2) The Prize in the Game, by Jo Walton
This is the first of
papersky's books I have read, and apparently I'm doing it in the wrong order - the received wisdom seems to be to read The King's Peace and The King's Name first, in publication order. But I have limited reading time and many books I want to get through, and one of the items on my agenda is to try and find books from my
list of sf and fantasy set in Ireland that are actually worth reading.
My first reaction was faint irritation that I had managed to end up with yet another retelling of the
Táin Bó Cuailnge with some names changed a lot (eg Cú Chulainn becomes Darag) and others changed only a little. (This was augmented by deep irritation with the writer of the
blurb on the dust-jacket who appeared to have read a completely different book.) But of course that basically dispensed with my having to read it for the plot, and instead I was able to sit back and enjoy both the characterisation and the world-building.
And I must say I can't think of a retelling of the Táin to match this in terms of believable characters. The fact that the story is mainly told from points of view with which we are not familiar from the standard versions made me think almost for the first time about the events of the legend as they might have appeared to the participants. The relatively minor liberties taken with the plot (and the fact that I hadn't read the other two novels) meant that I was, slightly to my surprise, in some suspense about the fate of Ferdia, who of course in our standard version falls on the third day of single combat.
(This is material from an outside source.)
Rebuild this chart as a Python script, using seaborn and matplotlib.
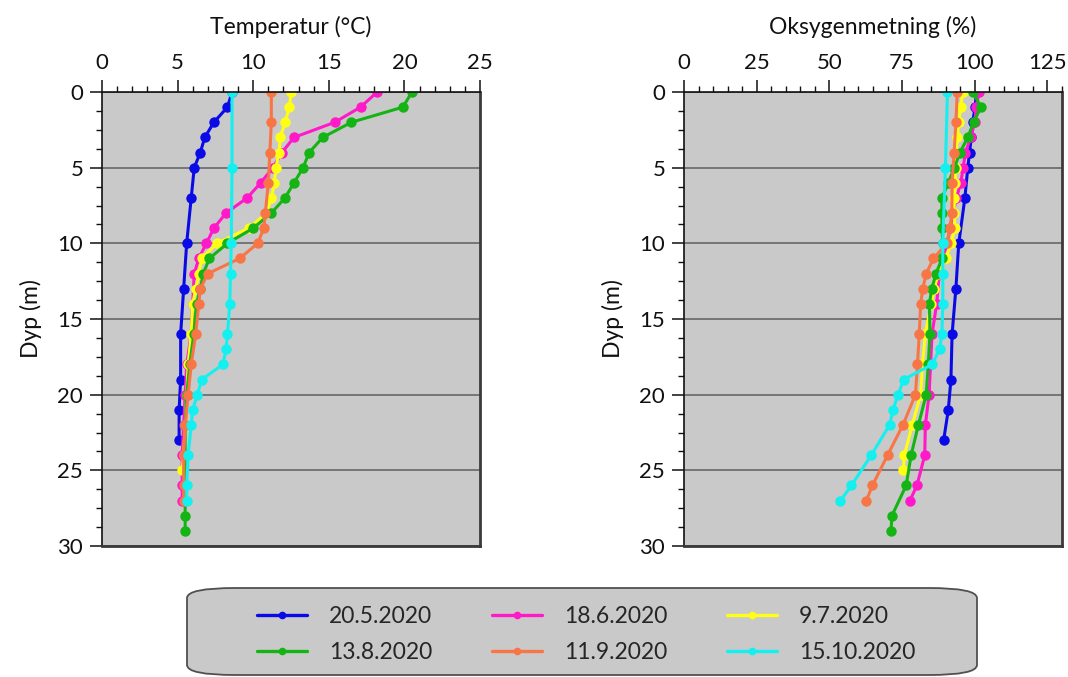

Once I had worked out why the Welshism (if that's a word) "ap" had replaced the Irish "mac" and "nic" as a patronymic/matronymic, it all, within certain limits, became clear. The society portrayed is of course a pagan Celtic one where magic flourishes within certain limits. Women can be equal as warriors, lawyers and kings with men, and have full control of their own fertility. It almost becomes possible to read The Prize in the Game as the author's concept of the "original" or "real" story of the Táin, before it was filtered by mainly male, Christian editors, rather in the same way that Tom Shippey argues Tolkien wrote his mythology to be the "original" version of which the surviving Anglo-Saxon and Norse myths are but a faint distorted echo (or perhaps a closer parallel is Marion Zimmer Bradley's treatment of the Arthurian mythos in The Mists of Avalon, though I think Jo Walton is more imaginative with her material here). Reading the book on that basis, I really enjoyed it.
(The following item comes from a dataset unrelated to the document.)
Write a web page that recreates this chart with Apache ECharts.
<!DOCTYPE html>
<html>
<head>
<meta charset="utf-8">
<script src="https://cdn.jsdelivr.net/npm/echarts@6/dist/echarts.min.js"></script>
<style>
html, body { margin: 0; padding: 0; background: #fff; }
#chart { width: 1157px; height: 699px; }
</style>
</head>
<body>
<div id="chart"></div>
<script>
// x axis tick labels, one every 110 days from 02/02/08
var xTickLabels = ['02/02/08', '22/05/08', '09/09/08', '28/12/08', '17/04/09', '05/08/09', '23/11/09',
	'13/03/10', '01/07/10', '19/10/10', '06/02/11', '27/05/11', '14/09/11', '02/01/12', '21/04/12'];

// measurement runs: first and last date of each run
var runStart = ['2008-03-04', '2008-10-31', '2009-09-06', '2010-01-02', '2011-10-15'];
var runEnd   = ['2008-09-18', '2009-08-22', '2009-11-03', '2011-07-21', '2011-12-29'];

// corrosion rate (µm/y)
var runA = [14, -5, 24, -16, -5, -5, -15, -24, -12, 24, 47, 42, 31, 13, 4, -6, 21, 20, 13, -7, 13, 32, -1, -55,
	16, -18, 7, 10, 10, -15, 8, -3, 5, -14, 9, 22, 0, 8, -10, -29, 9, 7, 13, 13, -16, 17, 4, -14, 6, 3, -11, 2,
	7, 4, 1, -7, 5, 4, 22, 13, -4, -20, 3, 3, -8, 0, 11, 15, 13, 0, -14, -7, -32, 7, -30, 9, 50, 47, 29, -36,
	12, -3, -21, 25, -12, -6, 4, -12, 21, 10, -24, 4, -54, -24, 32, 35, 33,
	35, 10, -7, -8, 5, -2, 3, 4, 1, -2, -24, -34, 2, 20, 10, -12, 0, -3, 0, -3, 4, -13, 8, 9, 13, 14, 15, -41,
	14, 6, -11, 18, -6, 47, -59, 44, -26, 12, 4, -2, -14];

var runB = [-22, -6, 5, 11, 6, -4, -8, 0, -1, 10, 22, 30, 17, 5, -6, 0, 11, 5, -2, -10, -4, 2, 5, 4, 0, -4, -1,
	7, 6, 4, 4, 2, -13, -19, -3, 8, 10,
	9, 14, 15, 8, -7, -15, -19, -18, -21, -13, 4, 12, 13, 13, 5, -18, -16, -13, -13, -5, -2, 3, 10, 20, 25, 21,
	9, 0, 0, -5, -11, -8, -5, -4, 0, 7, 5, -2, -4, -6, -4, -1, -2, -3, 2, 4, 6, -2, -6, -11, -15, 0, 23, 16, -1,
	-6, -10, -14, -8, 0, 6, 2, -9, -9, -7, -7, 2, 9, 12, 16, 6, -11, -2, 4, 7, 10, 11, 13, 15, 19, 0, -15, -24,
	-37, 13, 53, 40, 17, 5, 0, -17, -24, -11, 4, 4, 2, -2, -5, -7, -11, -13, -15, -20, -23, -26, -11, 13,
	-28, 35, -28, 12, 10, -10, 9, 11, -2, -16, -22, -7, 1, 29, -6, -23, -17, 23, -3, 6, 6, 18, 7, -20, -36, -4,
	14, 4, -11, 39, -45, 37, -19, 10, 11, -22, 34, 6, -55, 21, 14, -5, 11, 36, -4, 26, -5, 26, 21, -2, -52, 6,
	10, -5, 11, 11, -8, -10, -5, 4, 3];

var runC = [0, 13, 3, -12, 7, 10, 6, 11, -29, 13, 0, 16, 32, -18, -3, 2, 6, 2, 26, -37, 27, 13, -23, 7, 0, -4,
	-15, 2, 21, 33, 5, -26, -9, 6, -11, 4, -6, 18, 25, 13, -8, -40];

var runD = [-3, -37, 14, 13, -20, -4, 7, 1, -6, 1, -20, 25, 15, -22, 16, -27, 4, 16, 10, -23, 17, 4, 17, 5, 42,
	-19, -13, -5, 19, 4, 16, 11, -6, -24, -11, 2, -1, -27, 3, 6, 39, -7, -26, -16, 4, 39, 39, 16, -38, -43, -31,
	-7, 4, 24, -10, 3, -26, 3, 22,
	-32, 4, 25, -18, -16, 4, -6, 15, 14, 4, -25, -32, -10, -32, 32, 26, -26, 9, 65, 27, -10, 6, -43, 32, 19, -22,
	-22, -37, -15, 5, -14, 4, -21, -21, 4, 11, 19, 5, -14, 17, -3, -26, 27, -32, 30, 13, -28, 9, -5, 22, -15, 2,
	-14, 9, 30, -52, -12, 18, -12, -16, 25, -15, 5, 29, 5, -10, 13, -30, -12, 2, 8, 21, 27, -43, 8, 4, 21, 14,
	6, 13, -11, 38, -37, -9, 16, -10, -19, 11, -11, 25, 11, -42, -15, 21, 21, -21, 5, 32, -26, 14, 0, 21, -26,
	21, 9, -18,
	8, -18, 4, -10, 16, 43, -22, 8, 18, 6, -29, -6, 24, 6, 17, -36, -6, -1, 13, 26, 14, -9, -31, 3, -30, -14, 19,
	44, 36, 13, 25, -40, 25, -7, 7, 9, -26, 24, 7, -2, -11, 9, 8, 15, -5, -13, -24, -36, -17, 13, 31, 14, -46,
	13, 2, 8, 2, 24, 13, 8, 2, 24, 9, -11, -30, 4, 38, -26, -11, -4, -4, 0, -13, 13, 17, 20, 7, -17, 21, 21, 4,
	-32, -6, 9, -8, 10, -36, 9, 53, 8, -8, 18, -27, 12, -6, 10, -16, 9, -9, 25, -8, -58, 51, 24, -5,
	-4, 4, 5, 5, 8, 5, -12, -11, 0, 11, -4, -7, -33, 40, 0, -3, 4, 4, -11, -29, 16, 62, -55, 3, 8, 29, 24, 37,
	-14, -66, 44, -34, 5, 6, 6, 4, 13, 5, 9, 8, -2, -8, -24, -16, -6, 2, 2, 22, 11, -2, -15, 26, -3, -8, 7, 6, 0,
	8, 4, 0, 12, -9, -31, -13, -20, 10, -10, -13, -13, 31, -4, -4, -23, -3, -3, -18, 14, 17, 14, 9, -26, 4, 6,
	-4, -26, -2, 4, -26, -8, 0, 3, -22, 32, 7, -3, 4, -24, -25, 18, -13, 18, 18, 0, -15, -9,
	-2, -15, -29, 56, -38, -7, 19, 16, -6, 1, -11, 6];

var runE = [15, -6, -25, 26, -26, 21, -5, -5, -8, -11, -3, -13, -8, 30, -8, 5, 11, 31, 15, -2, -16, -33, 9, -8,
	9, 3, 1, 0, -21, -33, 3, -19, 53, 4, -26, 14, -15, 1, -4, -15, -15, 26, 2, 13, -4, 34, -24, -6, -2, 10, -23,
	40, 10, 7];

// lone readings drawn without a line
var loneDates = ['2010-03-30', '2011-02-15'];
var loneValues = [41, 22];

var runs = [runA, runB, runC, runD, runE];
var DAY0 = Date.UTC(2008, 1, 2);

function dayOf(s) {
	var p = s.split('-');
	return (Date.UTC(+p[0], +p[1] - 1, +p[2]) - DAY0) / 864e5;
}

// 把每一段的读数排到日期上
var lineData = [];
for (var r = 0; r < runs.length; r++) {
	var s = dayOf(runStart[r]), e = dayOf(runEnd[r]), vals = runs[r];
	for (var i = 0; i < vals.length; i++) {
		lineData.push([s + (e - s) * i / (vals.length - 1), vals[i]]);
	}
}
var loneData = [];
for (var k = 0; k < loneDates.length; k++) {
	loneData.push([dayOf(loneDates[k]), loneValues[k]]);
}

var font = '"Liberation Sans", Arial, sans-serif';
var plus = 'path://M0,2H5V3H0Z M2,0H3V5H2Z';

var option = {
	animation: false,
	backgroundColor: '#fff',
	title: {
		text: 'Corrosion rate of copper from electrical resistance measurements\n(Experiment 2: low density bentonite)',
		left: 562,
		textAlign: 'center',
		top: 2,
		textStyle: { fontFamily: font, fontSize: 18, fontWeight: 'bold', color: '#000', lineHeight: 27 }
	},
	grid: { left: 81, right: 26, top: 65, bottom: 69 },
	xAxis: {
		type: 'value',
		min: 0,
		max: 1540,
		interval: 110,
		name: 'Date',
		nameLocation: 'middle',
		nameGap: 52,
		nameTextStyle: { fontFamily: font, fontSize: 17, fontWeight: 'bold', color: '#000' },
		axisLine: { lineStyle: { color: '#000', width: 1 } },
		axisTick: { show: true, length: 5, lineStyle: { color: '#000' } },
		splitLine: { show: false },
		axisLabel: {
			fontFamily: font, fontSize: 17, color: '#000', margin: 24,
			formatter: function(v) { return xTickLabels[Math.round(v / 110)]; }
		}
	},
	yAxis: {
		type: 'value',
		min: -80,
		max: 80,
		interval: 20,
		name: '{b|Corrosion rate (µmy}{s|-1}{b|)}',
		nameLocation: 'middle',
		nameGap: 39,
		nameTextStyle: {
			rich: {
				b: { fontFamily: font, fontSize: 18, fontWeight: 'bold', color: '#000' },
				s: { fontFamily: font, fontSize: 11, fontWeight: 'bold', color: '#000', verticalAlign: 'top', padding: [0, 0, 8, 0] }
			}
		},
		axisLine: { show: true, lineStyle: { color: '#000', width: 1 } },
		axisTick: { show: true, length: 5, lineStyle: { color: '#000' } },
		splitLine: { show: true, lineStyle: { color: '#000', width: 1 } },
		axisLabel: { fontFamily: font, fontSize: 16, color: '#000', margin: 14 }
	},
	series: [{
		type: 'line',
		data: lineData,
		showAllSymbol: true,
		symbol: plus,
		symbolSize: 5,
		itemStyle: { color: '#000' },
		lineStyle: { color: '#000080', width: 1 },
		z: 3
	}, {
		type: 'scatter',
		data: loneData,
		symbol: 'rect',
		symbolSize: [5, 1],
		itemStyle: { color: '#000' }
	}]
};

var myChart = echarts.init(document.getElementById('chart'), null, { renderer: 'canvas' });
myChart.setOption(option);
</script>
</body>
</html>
I still have a couple of gripes about geography - mainly that either the chariots go pretty damn fast or the island is very small! - typing these words as I do close to the frontiers of the old and now mostly forgotten kingdom of Oriel, in a village whose name is said by some to be derived from Bricriu of the Bitter Tongue. Many scholars say that Bricriu's Feast took place over in Dundrum on the coast of County Down. We who have climbed up to the Water Hill Fort near Loughbrickland know better (see
here but scroll down to "Water Hill Fort").